◆ Your goal ◆
Repeat every line exactly, keeping the pictures out of the copy.

◆ Available data ◆
Start

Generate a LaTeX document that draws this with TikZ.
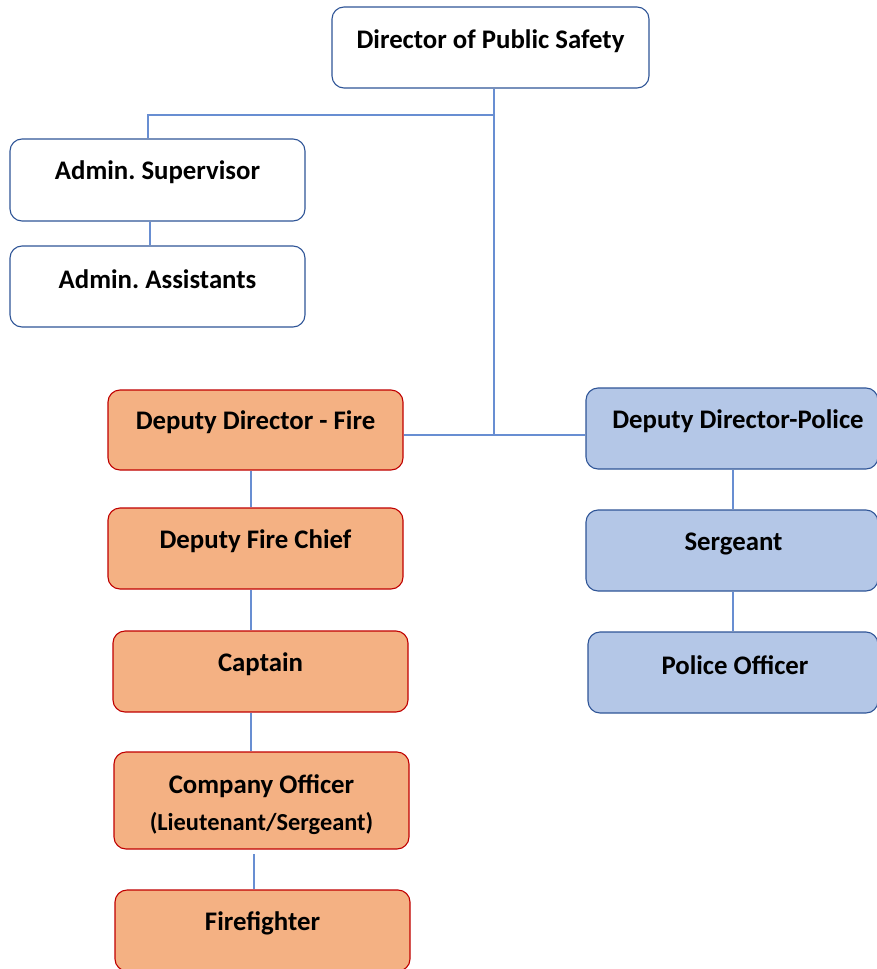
\documentclass[tikz,border=0pt]{standalone}
\usepackage{fontspec}
\setmainfont{Carlito}
\frenchspacing
\definecolor{conn}{RGB}{104,142,210}
\definecolor{bluedge}{RGB}{47,85,151}
\definecolor{firefill}{RGB}{244,177,131}
\definecolor{fireedge}{RGB}{192,0,0}
\definecolor{polfill}{RGB}{180,199,231}
\begin{document}
\begin{tikzpicture}[x=1pt,y=-1pt,
  box/.style={draw=bluedge, line width=1.1pt, rounded corners=12pt, inner sep=0pt, fill=white},
  firebox/.style={box, draw=fireedge, fill=firefill},
  polbox/.style={box, fill=polfill},
  txt/.style={font=\fontsize{26.8}{31}\selectfont\bfseries, inner sep=0pt, align=center, yshift=-1.5pt},
  small/.style={font=\fontsize{24.4}{28}\selectfont\bfseries, inner sep=0pt, yshift=-1.5pt},
  conn/.style={draw=conn, line width=1.1pt}]
\useasboundingbox (0,0) rectangle (877,969);
% boxes
\node[box, minimum width=317pt, minimum height=81pt] (dir) at (490.5,47.5) {};
\node[txt] at (490.5,40) {Director of Public Safety};
\node[box, minimum width=295pt, minimum height=82pt] (as) at (157.5,180) {};
\node[txt] at (157.5,171) {Admin. Supervisor};
\node[box, minimum width=295pt, minimum height=81pt] (aa) at (157.5,286.5) {};
\node[txt] at (157.5,278) {Admin. Assistants};
\node[firebox, minimum width=295pt, minimum height=80pt] (ddf) at (255.5,430) {};
\node[txt] at (255.5,421) {Deputy Director - Fire};
\node[firebox, minimum width=295pt, minimum height=81pt] (dfc) at (255.5,548.5) {};
\node[txt] at (255.5,540) {Deputy Fire Chief};
\node[firebox, minimum width=295pt, minimum height=81pt] (cap) at (260.5,671.5) {};
\node[txt] at (260.5,663) {Captain};
\node[firebox, minimum width=295pt, minimum height=97pt] (co) at (261.5,800.5) {};
\node[txt] at (261.5,785) {Company Officer};
\node[small] at (261.5,822) {(Lieutenant/Sergeant)};
\node[firebox, minimum width=295pt, minimum height=81pt] (ff) at (262.5,930.5) {};
\node[txt] at (262.5,922) {Firefighter};
\node[polbox, minimum width=292pt, minimum height=81pt] (ddp) at (732,428.5) {};
\node[txt] at (738,420) {Deputy Director-Police};
\node[polbox, minimum width=292pt, minimum height=81pt] (sgt) at (732,550.5) {};
\node[txt] at (733.5,542) {Sergeant};
\node[polbox, minimum width=290pt, minimum height=81pt] (po) at (733,672.5) {};
\node[txt] at (735,664) {Police Officer};
% junctions
\coordinate (j1) at (494,115);
\coordinate (j2) at (494,435);
\coordinate (xa) at (148,0);
\coordinate (xb) at (150,0);
\coordinate (xf) at (251,0);
\coordinate (xg) at (254,854);
\coordinate (xp) at (733,0);
% connectors
\draw[conn] (dir.south -| j1) -- (j2);
\draw[conn] (j1) -| (as.north -| xa);
\draw[conn] (as.south -| xb) -- (aa.north -| xb);
\draw[conn] (ddf.east |- j2) -- (ddp.west |- j2);
\draw[conn] (ddf.south -| xf) -- (dfc.north -| xf);
\draw[conn] (dfc.south -| xf) -- (cap.north -| xf);
\draw[conn] (cap.south -| xf) -- (co.north -| xf);
\draw[conn] (xg) -- (ff.north -| xg);
\draw[conn] (ddp.south -| xp) -- (sgt.north -| xp);
\draw[conn] (sgt.south -| xp) -- (po.north -| xp);
\end{tikzpicture}
\end{document}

End

◆ Solved exercise ◆
Generate a LaTeX document that draws this with TikZ.
\documentclass[tikz,border=0pt]{standalone}
\usepackage{fontspec}
\setmainfont{Carlito}
\frenchspacing
\definecolor{conn}{RGB}{104,142,210}
\definecolor{bluedge}{RGB}{47,85,151}
\definecolor{firefill}{RGB}{244,177,131}
\definecolor{fireedge}{RGB}{192,0,0}
\definecolor{polfill}{RGB}{180,199,231}
\begin{document}
\begin{tikzpicture}[x=1pt,y=-1pt,
  box/.style={draw=bluedge, line width=1.1pt, rounded corners=12pt, inner sep=0pt, fill=white},
  firebox/.style={box, draw=fireedge, fill=firefill},
  polbox/.style={box, fill=polfill},
  txt/.style={font=\fontsize{26.8}{31}\selectfont\bfseries, inner sep=0pt, align=center, yshift=-1.5pt},
  small/.style={font=\fontsize{24.4}{28}\selectfont\bfseries, inner sep=0pt, yshift=-1.5pt},
  conn/.style={draw=conn, line width=1.1pt}]
\useasboundingbox (0,0) rectangle (877,969);
% boxes
\node[box, minimum width=317pt, minimum height=81pt] (dir) at (490.5,47.5) {};
\node[txt] at (490.5,40) {Director of Public Safety};
\node[box, minimum width=295pt, minimum height=82pt] (as) at (157.5,180) {};
\node[txt] at (157.5,171) {Admin. Supervisor};
\node[box, minimum width=295pt, minimum height=81pt] (aa) at (157.5,286.5) {};
\node[txt] at (157.5,278) {Admin. Assistants};
\node[firebox, minimum width=295pt, minimum height=80pt] (ddf) at (255.5,430) {};
\node[txt] at (255.5,421) {Deputy Director - Fire};
\node[firebox, minimum width=295pt, minimum height=81pt] (dfc) at (255.5,548.5) {};
\node[txt] at (255.5,540) {Deputy Fire Chief};
\node[firebox, minimum width=295pt, minimum height=81pt] (cap) at (260.5,671.5) {};
\node[txt] at (260.5,663) {Captain};
\node[firebox, minimum width=295pt, minimum height=97pt] (co) at (261.5,800.5) {};
\node[txt] at (261.5,785) {Company Officer};
\node[small] at (261.5,822) {(Lieutenant/Sergeant)};
\node[firebox, minimum width=295pt, minimum height=81pt] (ff) at (262.5,930.5) {};
\node[txt] at (262.5,922) {Firefighter};
\node[polbox, minimum width=292pt, minimum height=81pt] (ddp) at (732,428.5) {};
\node[txt] at (738,420) {Deputy Director-Police};
\node[polbox, minimum width=292pt, minimum height=81pt] (sgt) at (732,550.5) {};
\node[txt] at (733.5,542) {Sergeant};
\node[polbox, minimum width=290pt, minimum height=81pt] (po) at (733,672.5) {};
\node[txt] at (735,664) {Police Officer};
% junctions
\coordinate (j1) at (494,115);
\coordinate (j2) at (494,435);
\coordinate (xa) at (148,0);
\coordinate (xb) at (150,0);
\coordinate (xf) at (251,0);
\coordinate (xg) at (254,854);
\coordinate (xp) at (733,0);
% connectors
\draw[conn] (dir.south -| j1) -- (j2);
\draw[conn] (j1) -| (as.north -| xa);
\draw[conn] (as.south -| xb) -- (aa.north -| xb);
\draw[conn] (ddf.east |- j2) -- (ddp.west |- j2);
\draw[conn] (ddf.south -| xf) -- (dfc.north -| xf);
\draw[conn] (dfc.south -| xf) -- (cap.north -| xf);
\draw[conn] (cap.south -| xf) -- (co.north -| xf);
\draw[conn] (xg) -- (ff.north -| xg);
\draw[conn] (ddp.south -| xp) -- (sgt.north -| xp);
\draw[conn] (sgt.south -| xp) -- (po.north -| xp);
\end{tikzpicture}
\end{document}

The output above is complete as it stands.